DO THIS | Can you transcribe every line exactly and leave the pictures behind?

RECORDED DATA |
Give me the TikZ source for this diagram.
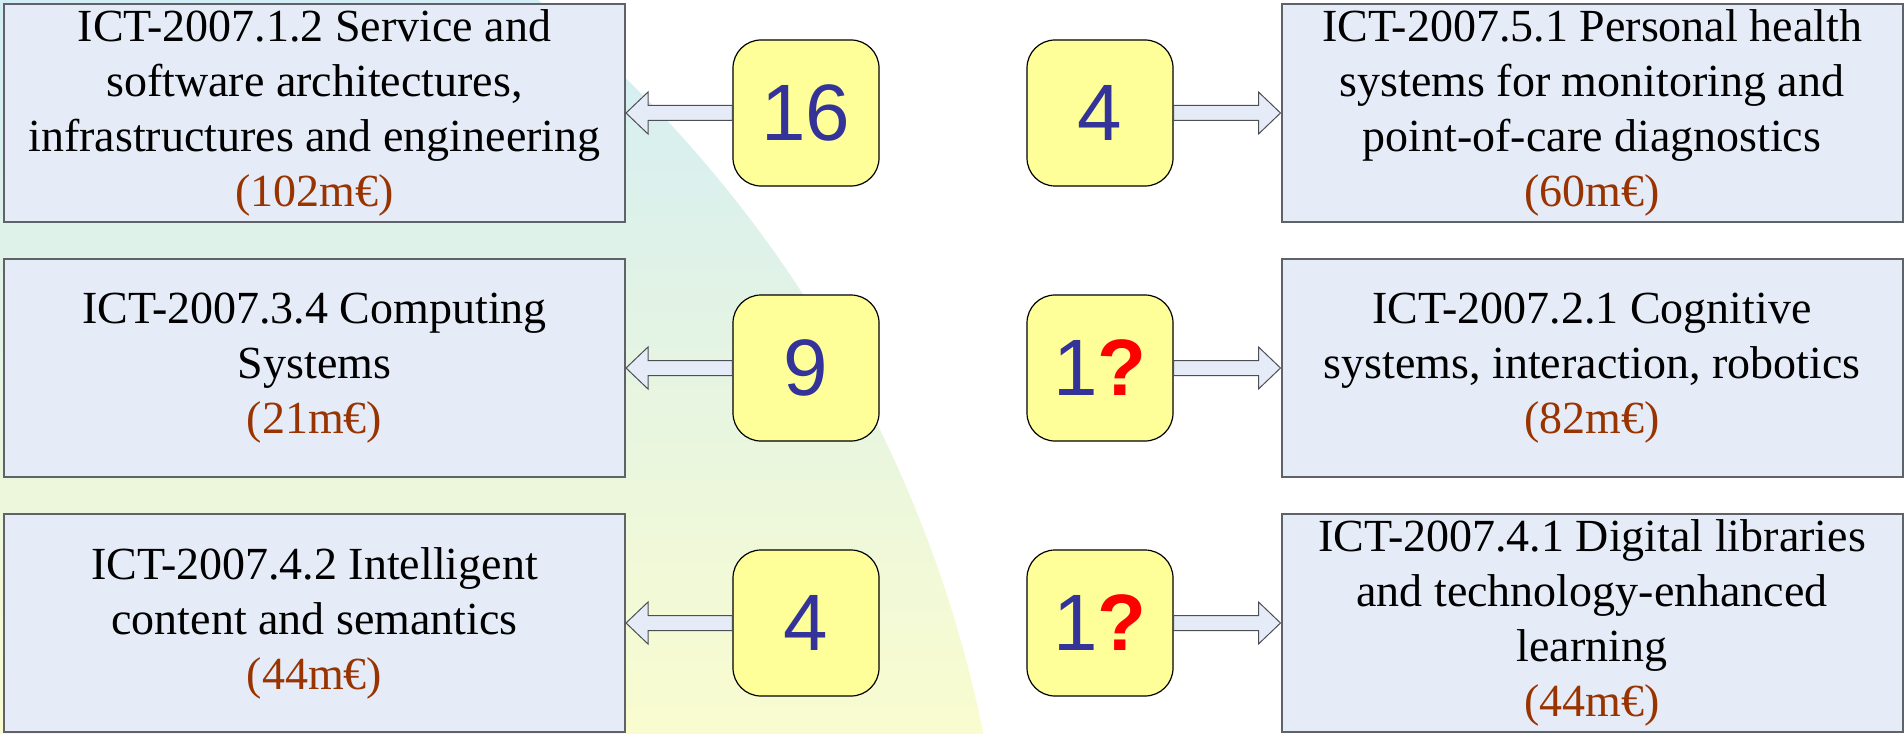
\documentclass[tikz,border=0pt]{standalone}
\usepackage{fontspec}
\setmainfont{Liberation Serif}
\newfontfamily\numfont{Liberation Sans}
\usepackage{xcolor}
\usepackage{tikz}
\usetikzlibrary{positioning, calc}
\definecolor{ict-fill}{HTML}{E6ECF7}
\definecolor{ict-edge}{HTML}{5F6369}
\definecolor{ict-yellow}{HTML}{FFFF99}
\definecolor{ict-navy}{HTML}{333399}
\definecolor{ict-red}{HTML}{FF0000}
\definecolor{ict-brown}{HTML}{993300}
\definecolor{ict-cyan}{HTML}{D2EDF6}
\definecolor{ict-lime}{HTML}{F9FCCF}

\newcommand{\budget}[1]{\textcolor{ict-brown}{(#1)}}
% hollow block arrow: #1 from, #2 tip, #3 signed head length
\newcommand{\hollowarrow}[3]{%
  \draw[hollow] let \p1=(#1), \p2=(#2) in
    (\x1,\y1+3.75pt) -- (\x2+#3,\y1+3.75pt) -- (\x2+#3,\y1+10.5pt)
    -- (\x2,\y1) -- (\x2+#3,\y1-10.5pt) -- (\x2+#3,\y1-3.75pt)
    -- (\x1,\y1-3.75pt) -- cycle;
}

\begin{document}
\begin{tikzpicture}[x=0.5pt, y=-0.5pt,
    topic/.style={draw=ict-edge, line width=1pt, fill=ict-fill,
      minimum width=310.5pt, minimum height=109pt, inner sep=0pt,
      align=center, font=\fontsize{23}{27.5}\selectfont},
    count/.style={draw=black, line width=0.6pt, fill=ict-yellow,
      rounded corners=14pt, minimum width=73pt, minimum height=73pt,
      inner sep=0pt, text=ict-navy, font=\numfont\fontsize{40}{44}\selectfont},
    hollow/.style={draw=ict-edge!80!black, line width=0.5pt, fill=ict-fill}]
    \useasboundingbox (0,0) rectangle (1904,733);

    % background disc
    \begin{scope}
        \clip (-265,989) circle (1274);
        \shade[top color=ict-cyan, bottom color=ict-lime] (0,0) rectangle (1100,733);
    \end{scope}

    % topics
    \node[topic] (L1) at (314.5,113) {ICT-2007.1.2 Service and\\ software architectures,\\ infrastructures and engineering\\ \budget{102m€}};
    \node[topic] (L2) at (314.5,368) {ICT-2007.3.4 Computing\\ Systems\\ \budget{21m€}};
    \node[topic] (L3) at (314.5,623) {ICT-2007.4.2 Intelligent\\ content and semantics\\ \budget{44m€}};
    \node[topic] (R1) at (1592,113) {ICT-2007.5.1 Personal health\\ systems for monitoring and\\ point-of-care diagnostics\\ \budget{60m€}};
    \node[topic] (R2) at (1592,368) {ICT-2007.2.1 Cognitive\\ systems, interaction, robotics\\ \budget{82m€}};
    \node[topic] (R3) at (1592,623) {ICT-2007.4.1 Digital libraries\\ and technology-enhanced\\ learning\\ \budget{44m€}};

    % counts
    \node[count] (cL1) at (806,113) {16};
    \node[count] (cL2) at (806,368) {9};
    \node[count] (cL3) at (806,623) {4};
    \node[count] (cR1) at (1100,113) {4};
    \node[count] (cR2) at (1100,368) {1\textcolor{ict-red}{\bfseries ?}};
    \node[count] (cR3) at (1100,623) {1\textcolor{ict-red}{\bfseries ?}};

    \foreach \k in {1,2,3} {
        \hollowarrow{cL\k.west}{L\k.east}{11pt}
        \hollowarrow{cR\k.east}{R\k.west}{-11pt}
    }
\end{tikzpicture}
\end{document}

TASK RESPONSE |
Give me the TikZ source for this diagram.
\documentclass[tikz,border=0pt]{standalone}
\usepackage{fontspec}
\setmainfont{Liberation Serif}
\newfontfamily\numfont{Liberation Sans}
\usepackage{xcolor}
\usepackage{tikz}
\usetikzlibrary{positioning, calc}
\definecolor{ict-fill}{HTML}{E6ECF7}
\definecolor{ict-edge}{HTML}{5F6369}
\definecolor{ict-yellow}{HTML}{FFFF99}
\definecolor{ict-navy}{HTML}{333399}
\definecolor{ict-red}{HTML}{FF0000}
\definecolor{ict-brown}{HTML}{993300}
\definecolor{ict-cyan}{HTML}{D2EDF6}
\definecolor{ict-lime}{HTML}{F9FCCF}

\newcommand{\budget}[1]{\textcolor{ict-brown}{(#1)}}
% hollow block arrow: #1 from, #2 tip, #3 signed head length
\newcommand{\hollowarrow}[3]{%
  \draw[hollow] let \p1=(#1), \p2=(#2) in
    (\x1,\y1+3.75pt) -- (\x2+#3,\y1+3.75pt) -- (\x2+#3,\y1+10.5pt)
    -- (\x2,\y1) -- (\x2+#3,\y1-10.5pt) -- (\x2+#3,\y1-3.75pt)
    -- (\x1,\y1-3.75pt) -- cycle;
}

\begin{document}
\begin{tikzpicture}[x=0.5pt, y=-0.5pt,
    topic/.style={draw=ict-edge, line width=1pt, fill=ict-fill,
      minimum width=310.5pt, minimum height=109pt, inner sep=0pt,
      align=center, font=\fontsize{23}{27.5}\selectfont},
    count/.style={draw=black, line width=0.6pt, fill=ict-yellow,
      rounded corners=14pt, minimum width=73pt, minimum height=73pt,
      inner sep=0pt, text=ict-navy, font=\numfont\fontsize{40}{44}\selectfont},
    hollow/.style={draw=ict-edge!80!black, line width=0.5pt, fill=ict-fill}]
    \useasboundingbox (0,0) rectangle (1904,733);

    % background disc
    \begin{scope}
        \clip (-265,989) circle (1274);
        \shade[top color=ict-cyan, bottom color=ict-lime] (0,0) rectangle (1100,733);
    \end{scope}

    % topics
    \node[topic] (L1) at (314.5,113) {ICT-2007.1.2 Service and\\ software architectures,\\ infrastructures and engineering\\ \budget{102m€}};
    \node[topic] (L2) at (314.5,368) {ICT-2007.3.4 Computing\\ Systems\\ \budget{21m€}};
    \node[topic] (L3) at (314.5,623) {ICT-2007.4.2 Intelligent\\ content and semantics\\ \budget{44m€}};
    \node[topic] (R1) at (1592,113) {ICT-2007.5.1 Personal health\\ systems for monitoring and\\ point-of-care diagnostics\\ \budget{60m€}};
    \node[topic] (R2) at (1592,368) {ICT-2007.2.1 Cognitive\\ systems, interaction, robotics\\ \budget{82m€}};
    \node[topic] (R3) at (1592,623) {ICT-2007.4.1 Digital libraries\\ and technology-enhanced\\ learning\\ \budget{44m€}};

    % counts
    \node[count] (cL1) at (806,113) {16};
    \node[count] (cL2) at (806,368) {9};
    \node[count] (cL3) at (806,623) {4};
    \node[count] (cR1) at (1100,113) {4};
    \node[count] (cR2) at (1100,368) {1\textcolor{ict-red}{\bfseries ?}};
    \node[count] (cR3) at (1100,623) {1\textcolor{ict-red}{\bfseries ?}};

    \foreach \k in {1,2,3} {
        \hollowarrow{cL\k.west}{L\k.east}{11pt}
        \hollowarrow{cR\k.east}{R\k.west}{-11pt}
    }
\end{tikzpicture}
\end{document}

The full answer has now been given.